= Source data =
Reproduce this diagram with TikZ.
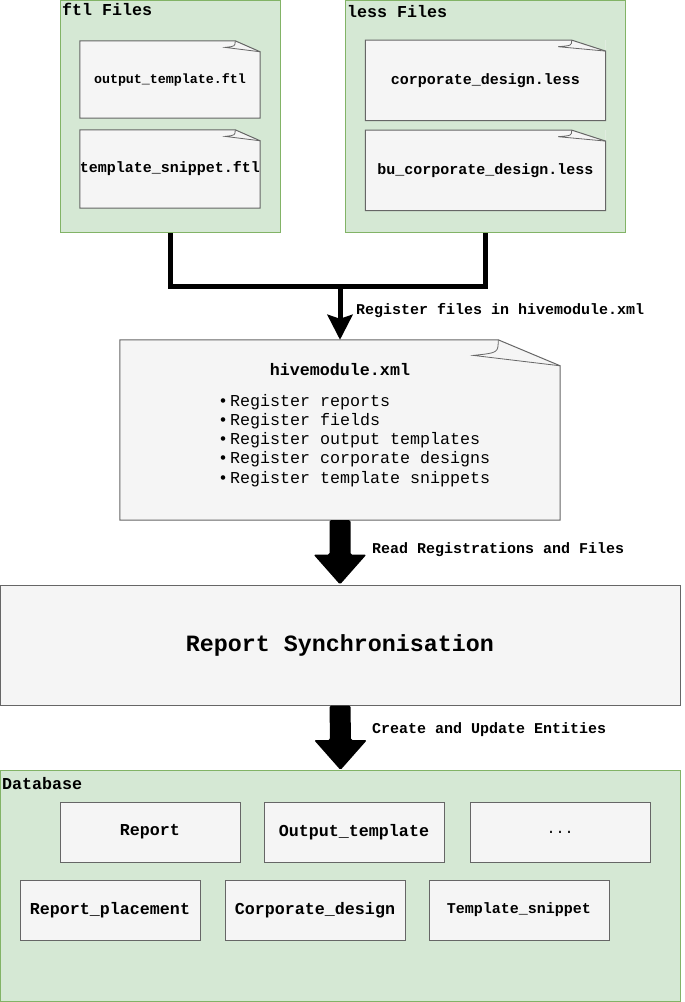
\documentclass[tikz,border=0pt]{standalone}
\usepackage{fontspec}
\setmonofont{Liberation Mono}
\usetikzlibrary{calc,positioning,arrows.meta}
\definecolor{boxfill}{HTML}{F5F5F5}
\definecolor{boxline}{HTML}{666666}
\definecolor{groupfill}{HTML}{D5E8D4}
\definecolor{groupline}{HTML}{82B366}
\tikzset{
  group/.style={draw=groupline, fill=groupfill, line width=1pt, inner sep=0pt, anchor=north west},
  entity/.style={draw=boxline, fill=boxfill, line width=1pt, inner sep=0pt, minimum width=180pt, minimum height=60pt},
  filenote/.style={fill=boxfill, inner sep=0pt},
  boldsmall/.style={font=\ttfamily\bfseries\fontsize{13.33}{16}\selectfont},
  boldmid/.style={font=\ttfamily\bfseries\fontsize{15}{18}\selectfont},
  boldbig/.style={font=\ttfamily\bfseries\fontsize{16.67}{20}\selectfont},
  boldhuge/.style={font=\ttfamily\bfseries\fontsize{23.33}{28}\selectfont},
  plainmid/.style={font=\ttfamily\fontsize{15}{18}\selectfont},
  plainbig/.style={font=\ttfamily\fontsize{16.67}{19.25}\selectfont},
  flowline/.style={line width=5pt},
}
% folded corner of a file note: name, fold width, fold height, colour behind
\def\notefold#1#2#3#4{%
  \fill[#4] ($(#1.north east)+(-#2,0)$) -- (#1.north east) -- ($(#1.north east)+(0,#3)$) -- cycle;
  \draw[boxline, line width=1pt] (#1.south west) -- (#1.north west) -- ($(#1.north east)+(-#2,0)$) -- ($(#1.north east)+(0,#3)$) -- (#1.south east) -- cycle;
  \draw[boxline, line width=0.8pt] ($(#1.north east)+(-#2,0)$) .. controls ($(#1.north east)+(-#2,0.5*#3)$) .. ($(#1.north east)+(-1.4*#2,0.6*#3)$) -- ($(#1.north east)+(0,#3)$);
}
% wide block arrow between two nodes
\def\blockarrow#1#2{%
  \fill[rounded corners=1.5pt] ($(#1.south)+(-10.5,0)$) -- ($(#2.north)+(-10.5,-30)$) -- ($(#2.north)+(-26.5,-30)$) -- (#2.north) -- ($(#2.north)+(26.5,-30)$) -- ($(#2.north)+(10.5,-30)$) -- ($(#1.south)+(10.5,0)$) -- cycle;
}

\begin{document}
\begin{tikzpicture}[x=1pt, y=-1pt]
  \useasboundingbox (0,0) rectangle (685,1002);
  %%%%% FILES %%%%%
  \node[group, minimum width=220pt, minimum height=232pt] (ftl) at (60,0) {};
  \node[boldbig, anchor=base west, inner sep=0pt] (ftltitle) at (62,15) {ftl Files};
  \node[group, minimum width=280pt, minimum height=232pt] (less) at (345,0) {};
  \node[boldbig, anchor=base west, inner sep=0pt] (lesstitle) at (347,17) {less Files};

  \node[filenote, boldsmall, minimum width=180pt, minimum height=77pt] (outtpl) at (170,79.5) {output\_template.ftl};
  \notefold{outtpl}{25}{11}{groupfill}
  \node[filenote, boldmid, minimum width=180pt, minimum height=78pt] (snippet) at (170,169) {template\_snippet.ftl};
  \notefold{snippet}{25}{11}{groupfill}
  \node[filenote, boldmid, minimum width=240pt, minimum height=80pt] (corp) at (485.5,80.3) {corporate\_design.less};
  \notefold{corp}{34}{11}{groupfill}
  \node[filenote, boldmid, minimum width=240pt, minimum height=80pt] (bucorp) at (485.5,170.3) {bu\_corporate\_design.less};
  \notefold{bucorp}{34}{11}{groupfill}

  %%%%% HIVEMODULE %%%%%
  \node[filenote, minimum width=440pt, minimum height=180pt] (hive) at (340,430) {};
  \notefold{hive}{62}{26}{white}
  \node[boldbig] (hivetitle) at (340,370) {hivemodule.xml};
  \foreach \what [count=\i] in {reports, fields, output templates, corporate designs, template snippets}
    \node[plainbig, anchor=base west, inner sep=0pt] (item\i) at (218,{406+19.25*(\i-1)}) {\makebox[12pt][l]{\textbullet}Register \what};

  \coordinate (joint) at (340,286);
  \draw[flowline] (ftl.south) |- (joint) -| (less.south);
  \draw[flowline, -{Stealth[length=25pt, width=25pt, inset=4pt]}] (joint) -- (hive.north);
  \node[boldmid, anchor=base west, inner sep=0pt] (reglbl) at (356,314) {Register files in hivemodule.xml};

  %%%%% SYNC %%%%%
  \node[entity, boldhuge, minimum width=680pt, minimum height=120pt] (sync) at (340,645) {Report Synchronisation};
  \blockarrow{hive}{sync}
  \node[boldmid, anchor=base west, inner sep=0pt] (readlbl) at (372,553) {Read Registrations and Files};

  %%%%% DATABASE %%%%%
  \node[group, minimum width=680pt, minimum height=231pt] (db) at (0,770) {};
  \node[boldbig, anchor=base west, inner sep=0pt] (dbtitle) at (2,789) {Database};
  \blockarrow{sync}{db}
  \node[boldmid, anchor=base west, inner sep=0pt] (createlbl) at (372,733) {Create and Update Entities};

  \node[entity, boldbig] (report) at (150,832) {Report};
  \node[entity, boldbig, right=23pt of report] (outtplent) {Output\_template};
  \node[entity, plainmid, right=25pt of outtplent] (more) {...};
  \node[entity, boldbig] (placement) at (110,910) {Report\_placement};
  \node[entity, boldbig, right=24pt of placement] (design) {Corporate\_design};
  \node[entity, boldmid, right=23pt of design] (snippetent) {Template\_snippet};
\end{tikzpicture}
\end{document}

= Task statement =
Every line above should be repeated exactly; pictures stay out of the copy.

= Full solution =
Reproduce this diagram with TikZ.
\documentclass[tikz,border=0pt]{standalone}
\usepackage{fontspec}
\setmonofont{Liberation Mono}
\usetikzlibrary{calc,positioning,arrows.meta}
\definecolor{boxfill}{HTML}{F5F5F5}
\definecolor{boxline}{HTML}{666666}
\definecolor{groupfill}{HTML}{D5E8D4}
\definecolor{groupline}{HTML}{82B366}
\tikzset{
  group/.style={draw=groupline, fill=groupfill, line width=1pt, inner sep=0pt, anchor=north west},
  entity/.style={draw=boxline, fill=boxfill, line width=1pt, inner sep=0pt, minimum width=180pt, minimum height=60pt},
  filenote/.style={fill=boxfill, inner sep=0pt},
  boldsmall/.style={font=\ttfamily\bfseries\fontsize{13.33}{16}\selectfont},
  boldmid/.style={font=\ttfamily\bfseries\fontsize{15}{18}\selectfont},
  boldbig/.style={font=\ttfamily\bfseries\fontsize{16.67}{20}\selectfont},
  boldhuge/.style={font=\ttfamily\bfseries\fontsize{23.33}{28}\selectfont},
  plainmid/.style={font=\ttfamily\fontsize{15}{18}\selectfont},
  plainbig/.style={font=\ttfamily\fontsize{16.67}{19.25}\selectfont},
  flowline/.style={line width=5pt},
}
% folded corner of a file note: name, fold width, fold height, colour behind
\def\notefold#1#2#3#4{%
  \fill[#4] ($(#1.north east)+(-#2,0)$) -- (#1.north east) -- ($(#1.north east)+(0,#3)$) -- cycle;
  \draw[boxline, line width=1pt] (#1.south west) -- (#1.north west) -- ($(#1.north east)+(-#2,0)$) -- ($(#1.north east)+(0,#3)$) -- (#1.south east) -- cycle;
  \draw[boxline, line width=0.8pt] ($(#1.north east)+(-#2,0)$) .. controls ($(#1.north east)+(-#2,0.5*#3)$) .. ($(#1.north east)+(-1.4*#2,0.6*#3)$) -- ($(#1.north east)+(0,#3)$);
}
% wide block arrow between two nodes
\def\blockarrow#1#2{%
  \fill[rounded corners=1.5pt] ($(#1.south)+(-10.5,0)$) -- ($(#2.north)+(-10.5,-30)$) -- ($(#2.north)+(-26.5,-30)$) -- (#2.north) -- ($(#2.north)+(26.5,-30)$) -- ($(#2.north)+(10.5,-30)$) -- ($(#1.south)+(10.5,0)$) -- cycle;
}

\begin{document}
\begin{tikzpicture}[x=1pt, y=-1pt]
  \useasboundingbox (0,0) rectangle (685,1002);
  %%%%% FILES %%%%%
  \node[group, minimum width=220pt, minimum height=232pt] (ftl) at (60,0) {};
  \node[boldbig, anchor=base west, inner sep=0pt] (ftltitle) at (62,15) {ftl Files};
  \node[group, minimum width=280pt, minimum height=232pt] (less) at (345,0) {};
  \node[boldbig, anchor=base west, inner sep=0pt] (lesstitle) at (347,17) {less Files};

  \node[filenote, boldsmall, minimum width=180pt, minimum height=77pt] (outtpl) at (170,79.5) {output\_template.ftl};
  \notefold{outtpl}{25}{11}{groupfill}
  \node[filenote, boldmid, minimum width=180pt, minimum height=78pt] (snippet) at (170,169) {template\_snippet.ftl};
  \notefold{snippet}{25}{11}{groupfill}
  \node[filenote, boldmid, minimum width=240pt, minimum height=80pt] (corp) at (485.5,80.3) {corporate\_design.less};
  \notefold{corp}{34}{11}{groupfill}
  \node[filenote, boldmid, minimum width=240pt, minimum height=80pt] (bucorp) at (485.5,170.3) {bu\_corporate\_design.less};
  \notefold{bucorp}{34}{11}{groupfill}

  %%%%% HIVEMODULE %%%%%
  \node[filenote, minimum width=440pt, minimum height=180pt] (hive) at (340,430) {};
  \notefold{hive}{62}{26}{white}
  \node[boldbig] (hivetitle) at (340,370) {hivemodule.xml};
  \foreach \what [count=\i] in {reports, fields, output templates, corporate designs, template snippets}
    \node[plainbig, anchor=base west, inner sep=0pt] (item\i) at (218,{406+19.25*(\i-1)}) {\makebox[12pt][l]{\textbullet}Register \what};

  \coordinate (joint) at (340,286);
  \draw[flowline] (ftl.south) |- (joint) -| (less.south);
  \draw[flowline, -{Stealth[length=25pt, width=25pt, inset=4pt]}] (joint) -- (hive.north);
  \node[boldmid, anchor=base west, inner sep=0pt] (reglbl) at (356,314) {Register files in hivemodule.xml};

  %%%%% SYNC %%%%%
  \node[entity, boldhuge, minimum width=680pt, minimum height=120pt] (sync) at (340,645) {Report Synchronisation};
  \blockarrow{hive}{sync}
  \node[boldmid, anchor=base west, inner sep=0pt] (readlbl) at (372,553) {Read Registrations and Files};

  %%%%% DATABASE %%%%%
  \node[group, minimum width=680pt, minimum height=231pt] (db) at (0,770) {};
  \node[boldbig, anchor=base west, inner sep=0pt] (dbtitle) at (2,789) {Database};
  \blockarrow{sync}{db}
  \node[boldmid, anchor=base west, inner sep=0pt] (createlbl) at (372,733) {Create and Update Entities};

  \node[entity, boldbig] (report) at (150,832) {Report};
  \node[entity, boldbig, right=23pt of report] (outtplent) {Output\_template};
  \node[entity, plainmid, right=25pt of outtplent] (more) {...};
  \node[entity, boldbig] (placement) at (110,910) {Report\_placement};
  \node[entity, boldbig, right=24pt of placement] (design) {Corporate\_design};
  \node[entity, boldmid, right=23pt of design] (snippetent) {Template\_snippet};
\end{tikzpicture}
\end{document}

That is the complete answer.